Grilled Shellfish with Romesco Sauce (Mariscada A La Plancha Con Salsa Romescu) Servings 6
2 big lobsters, cleaned, and sliced 1 lb small squids or small octopus, cleaned olive oil 1 clove garlic, finely chopped 3 lbs large uncooked prawns coarse salt 18 clams or cockles, cleaned 18 large mussels, cleaned finely chopped parsley or cilantrillo
to garnish SALSA ROMESCU (Catalan Sauce): 6 tablespoons olive oil 1 medium onion, chopped 2 cloves garlic, crushed 3 medium-sized ripe tomatoes, peeled and seeded 1-2 long fresh red chilli peppers, seeded 4 tablespoons water 4 tablespoons dry white wine 2-1/2 oz whole blanched almonds, toasted 1 canned pimiento or 1 roasted red pepper 1 tablespoon red wine vinegar salt and freshly ground black pepper to taste
Place the squid bodies and tentacles or the octopus in a bowl with 2 tablespoons of the oil and the garlic. Mix well and allow to stand for 20 minutes. Sprinkle the seafood with salt.
FOR THE SALSA ROMESCU: Heat 1 tablespoon of the oil in a saucepan. Add the onion and cook gently for about 5 minutes, until soft. Stir in the garlic and cook for a few more seconds. Add the tomatoes, chilli peppers to taste, water and wine. Cover and simmer for 30 minutes. Remove from the heat and allow to cool. Process the almonds in a food processor until ground. Add the pimiento and tomato mixture and puree. Gradually pour in the remaining olive oil and vinegar, season to taste and process until the mixture has the consistency of a thick sauce. Transfer to a bowl and cool to room temperature.

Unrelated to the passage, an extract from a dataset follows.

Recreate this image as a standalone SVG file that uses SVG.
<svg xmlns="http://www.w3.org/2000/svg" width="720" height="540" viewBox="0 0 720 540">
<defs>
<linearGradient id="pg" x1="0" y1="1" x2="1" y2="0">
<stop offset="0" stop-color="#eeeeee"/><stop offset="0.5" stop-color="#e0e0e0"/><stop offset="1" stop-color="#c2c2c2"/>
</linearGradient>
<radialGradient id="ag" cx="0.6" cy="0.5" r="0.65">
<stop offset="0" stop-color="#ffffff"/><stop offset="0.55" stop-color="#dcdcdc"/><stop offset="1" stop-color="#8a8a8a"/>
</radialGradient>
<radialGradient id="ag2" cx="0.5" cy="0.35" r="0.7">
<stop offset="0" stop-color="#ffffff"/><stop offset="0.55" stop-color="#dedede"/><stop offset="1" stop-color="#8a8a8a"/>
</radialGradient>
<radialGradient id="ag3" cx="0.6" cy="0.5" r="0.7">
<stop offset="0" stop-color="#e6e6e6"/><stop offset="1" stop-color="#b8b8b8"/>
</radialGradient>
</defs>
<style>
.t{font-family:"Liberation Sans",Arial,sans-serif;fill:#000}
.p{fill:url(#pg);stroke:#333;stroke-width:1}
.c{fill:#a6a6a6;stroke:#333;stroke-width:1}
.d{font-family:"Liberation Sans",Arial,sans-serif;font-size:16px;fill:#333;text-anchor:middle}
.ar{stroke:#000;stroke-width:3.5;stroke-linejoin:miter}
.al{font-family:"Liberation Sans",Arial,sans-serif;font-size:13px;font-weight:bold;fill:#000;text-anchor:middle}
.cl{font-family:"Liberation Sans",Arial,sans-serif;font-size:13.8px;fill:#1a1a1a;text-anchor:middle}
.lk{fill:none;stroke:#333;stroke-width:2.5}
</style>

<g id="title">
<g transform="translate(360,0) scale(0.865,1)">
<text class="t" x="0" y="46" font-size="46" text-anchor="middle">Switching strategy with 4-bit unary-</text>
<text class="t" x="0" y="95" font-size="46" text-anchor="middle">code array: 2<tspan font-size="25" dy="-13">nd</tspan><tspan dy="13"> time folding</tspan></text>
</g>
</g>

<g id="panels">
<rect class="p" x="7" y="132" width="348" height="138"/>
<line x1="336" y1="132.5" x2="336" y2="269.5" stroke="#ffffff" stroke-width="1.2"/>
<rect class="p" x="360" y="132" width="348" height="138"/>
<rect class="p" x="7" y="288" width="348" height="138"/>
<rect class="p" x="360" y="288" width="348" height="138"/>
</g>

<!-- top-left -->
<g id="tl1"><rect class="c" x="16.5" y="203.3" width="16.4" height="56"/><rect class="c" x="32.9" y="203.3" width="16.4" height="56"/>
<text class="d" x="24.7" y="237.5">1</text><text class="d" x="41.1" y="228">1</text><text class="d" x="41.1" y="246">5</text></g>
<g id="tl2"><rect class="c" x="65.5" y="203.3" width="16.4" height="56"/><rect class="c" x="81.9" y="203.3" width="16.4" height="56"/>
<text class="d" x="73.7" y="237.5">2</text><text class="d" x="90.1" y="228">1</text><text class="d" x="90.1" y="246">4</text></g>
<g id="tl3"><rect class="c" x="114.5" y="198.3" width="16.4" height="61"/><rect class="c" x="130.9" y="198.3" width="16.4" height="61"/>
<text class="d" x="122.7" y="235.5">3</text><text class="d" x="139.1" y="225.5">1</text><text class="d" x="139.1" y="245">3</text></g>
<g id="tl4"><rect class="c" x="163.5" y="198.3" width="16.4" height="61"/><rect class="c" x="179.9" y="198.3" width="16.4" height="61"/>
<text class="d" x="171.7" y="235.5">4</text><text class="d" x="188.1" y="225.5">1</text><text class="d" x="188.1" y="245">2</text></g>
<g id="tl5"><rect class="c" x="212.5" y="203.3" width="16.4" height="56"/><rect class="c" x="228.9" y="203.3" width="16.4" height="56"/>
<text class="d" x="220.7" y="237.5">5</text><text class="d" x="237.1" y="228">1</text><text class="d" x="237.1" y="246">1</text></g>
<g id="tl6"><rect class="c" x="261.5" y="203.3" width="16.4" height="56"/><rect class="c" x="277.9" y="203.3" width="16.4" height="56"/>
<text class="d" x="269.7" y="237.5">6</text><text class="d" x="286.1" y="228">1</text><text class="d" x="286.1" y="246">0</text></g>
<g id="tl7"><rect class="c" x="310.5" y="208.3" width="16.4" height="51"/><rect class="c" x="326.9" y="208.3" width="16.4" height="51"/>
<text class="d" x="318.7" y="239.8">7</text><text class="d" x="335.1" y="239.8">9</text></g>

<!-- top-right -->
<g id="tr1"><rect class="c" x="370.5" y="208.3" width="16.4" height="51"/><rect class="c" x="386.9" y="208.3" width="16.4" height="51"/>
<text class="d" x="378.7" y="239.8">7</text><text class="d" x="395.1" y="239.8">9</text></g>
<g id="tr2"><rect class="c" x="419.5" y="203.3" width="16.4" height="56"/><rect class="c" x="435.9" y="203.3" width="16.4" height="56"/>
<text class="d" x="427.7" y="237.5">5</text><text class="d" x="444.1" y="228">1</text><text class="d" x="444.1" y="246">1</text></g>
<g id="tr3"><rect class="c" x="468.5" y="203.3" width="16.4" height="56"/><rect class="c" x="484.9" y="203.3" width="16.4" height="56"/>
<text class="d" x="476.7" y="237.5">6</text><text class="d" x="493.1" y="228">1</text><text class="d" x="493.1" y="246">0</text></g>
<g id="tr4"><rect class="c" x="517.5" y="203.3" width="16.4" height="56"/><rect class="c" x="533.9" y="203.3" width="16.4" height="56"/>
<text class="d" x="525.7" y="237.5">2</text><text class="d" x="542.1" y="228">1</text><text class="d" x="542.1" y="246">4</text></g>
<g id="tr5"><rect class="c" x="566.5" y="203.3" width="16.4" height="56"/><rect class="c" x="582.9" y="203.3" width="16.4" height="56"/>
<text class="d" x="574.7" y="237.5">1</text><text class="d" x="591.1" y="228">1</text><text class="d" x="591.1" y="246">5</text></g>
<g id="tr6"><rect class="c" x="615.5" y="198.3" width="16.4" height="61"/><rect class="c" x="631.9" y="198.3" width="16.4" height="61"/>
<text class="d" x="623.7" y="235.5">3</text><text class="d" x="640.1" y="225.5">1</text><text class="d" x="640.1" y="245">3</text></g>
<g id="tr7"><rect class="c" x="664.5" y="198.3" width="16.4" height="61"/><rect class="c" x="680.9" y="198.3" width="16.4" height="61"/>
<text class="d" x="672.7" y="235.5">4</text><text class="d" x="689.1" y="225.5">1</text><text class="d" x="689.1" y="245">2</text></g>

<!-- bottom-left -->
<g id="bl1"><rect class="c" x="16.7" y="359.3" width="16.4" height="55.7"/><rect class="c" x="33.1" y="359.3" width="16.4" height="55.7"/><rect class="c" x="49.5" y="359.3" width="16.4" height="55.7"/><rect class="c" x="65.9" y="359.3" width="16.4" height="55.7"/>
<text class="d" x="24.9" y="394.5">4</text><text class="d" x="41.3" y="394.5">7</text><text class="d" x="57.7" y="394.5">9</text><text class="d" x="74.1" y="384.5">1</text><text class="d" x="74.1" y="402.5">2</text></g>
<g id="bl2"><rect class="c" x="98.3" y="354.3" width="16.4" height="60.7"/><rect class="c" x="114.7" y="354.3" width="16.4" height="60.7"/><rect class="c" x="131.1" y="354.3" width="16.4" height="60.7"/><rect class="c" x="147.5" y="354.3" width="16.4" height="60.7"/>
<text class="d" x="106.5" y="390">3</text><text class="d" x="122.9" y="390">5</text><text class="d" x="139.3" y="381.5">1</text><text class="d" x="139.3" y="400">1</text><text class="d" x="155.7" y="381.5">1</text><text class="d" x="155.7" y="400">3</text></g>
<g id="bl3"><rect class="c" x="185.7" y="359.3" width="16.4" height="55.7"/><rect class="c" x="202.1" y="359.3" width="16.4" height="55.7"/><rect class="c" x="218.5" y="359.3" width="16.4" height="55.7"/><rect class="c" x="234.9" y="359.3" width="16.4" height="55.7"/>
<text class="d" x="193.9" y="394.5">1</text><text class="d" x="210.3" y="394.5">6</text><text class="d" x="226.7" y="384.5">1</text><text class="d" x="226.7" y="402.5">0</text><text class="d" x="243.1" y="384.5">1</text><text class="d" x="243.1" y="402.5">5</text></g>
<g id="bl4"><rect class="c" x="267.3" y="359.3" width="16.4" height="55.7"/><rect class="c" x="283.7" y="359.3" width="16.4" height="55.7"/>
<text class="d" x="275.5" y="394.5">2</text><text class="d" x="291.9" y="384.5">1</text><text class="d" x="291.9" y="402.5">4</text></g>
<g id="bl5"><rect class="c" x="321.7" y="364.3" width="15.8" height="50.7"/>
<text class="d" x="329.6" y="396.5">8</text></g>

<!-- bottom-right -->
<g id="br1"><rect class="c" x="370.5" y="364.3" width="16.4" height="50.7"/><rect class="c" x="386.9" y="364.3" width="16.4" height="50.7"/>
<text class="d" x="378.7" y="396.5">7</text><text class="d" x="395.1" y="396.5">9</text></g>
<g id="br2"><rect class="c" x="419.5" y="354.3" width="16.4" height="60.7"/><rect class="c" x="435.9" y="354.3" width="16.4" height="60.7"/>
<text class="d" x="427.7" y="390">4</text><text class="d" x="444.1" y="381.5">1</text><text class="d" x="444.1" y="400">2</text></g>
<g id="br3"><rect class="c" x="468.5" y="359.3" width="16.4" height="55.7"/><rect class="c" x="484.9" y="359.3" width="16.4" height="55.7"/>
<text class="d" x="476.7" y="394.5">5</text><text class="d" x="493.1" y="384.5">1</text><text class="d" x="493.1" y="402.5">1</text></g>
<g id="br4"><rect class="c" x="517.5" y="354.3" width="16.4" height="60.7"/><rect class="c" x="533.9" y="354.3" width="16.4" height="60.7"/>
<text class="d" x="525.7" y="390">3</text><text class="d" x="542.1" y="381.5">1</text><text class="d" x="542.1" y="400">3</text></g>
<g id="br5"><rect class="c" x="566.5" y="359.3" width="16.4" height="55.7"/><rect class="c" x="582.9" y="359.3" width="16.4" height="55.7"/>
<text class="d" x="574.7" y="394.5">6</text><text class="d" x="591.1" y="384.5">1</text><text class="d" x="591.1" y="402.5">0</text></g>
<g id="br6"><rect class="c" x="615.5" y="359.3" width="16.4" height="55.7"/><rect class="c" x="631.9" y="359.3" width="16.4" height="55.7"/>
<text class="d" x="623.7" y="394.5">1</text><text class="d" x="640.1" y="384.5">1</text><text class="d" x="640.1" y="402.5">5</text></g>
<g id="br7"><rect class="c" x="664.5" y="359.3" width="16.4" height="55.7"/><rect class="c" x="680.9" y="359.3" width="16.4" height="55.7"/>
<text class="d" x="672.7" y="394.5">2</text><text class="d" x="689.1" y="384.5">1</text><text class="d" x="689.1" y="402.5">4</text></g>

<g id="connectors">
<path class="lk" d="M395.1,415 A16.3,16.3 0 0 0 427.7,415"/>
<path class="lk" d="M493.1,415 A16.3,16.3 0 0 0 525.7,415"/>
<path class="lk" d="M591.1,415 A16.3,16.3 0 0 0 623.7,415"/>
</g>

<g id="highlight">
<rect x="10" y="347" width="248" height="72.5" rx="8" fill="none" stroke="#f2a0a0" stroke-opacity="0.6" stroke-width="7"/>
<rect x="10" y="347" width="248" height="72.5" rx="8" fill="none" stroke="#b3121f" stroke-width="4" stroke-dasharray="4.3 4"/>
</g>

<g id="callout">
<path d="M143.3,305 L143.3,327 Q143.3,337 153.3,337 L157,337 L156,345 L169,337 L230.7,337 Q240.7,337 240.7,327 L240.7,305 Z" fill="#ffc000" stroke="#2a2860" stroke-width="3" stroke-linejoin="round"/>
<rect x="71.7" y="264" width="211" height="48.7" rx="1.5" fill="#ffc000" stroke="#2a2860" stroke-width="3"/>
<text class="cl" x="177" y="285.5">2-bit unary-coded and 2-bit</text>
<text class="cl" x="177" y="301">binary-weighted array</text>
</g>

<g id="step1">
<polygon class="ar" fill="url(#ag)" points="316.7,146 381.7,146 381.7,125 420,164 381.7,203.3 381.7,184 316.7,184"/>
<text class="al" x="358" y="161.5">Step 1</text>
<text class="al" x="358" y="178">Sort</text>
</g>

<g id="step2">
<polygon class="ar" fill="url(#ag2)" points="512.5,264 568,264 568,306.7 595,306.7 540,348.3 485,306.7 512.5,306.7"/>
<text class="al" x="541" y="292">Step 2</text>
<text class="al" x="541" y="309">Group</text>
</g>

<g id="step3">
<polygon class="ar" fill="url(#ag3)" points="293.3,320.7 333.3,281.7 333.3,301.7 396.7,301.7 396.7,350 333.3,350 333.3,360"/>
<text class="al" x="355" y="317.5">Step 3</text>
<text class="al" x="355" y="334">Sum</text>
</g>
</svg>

Heat a barbecue hotplate or large heavy frying pan and brush with oil. Add all the seafood and cook quickly, turning and constantly basting with olive oil. Remove the squid and prawns and lobster to a large heated platter after about 3-4 minutes-the prawns and lobster should be cooked until just pink. When the clams or cockles have opened remove them to the platter, discarding any that remain shut. Sprinkle the seafood with parsley and serve immediately with romesco sauce.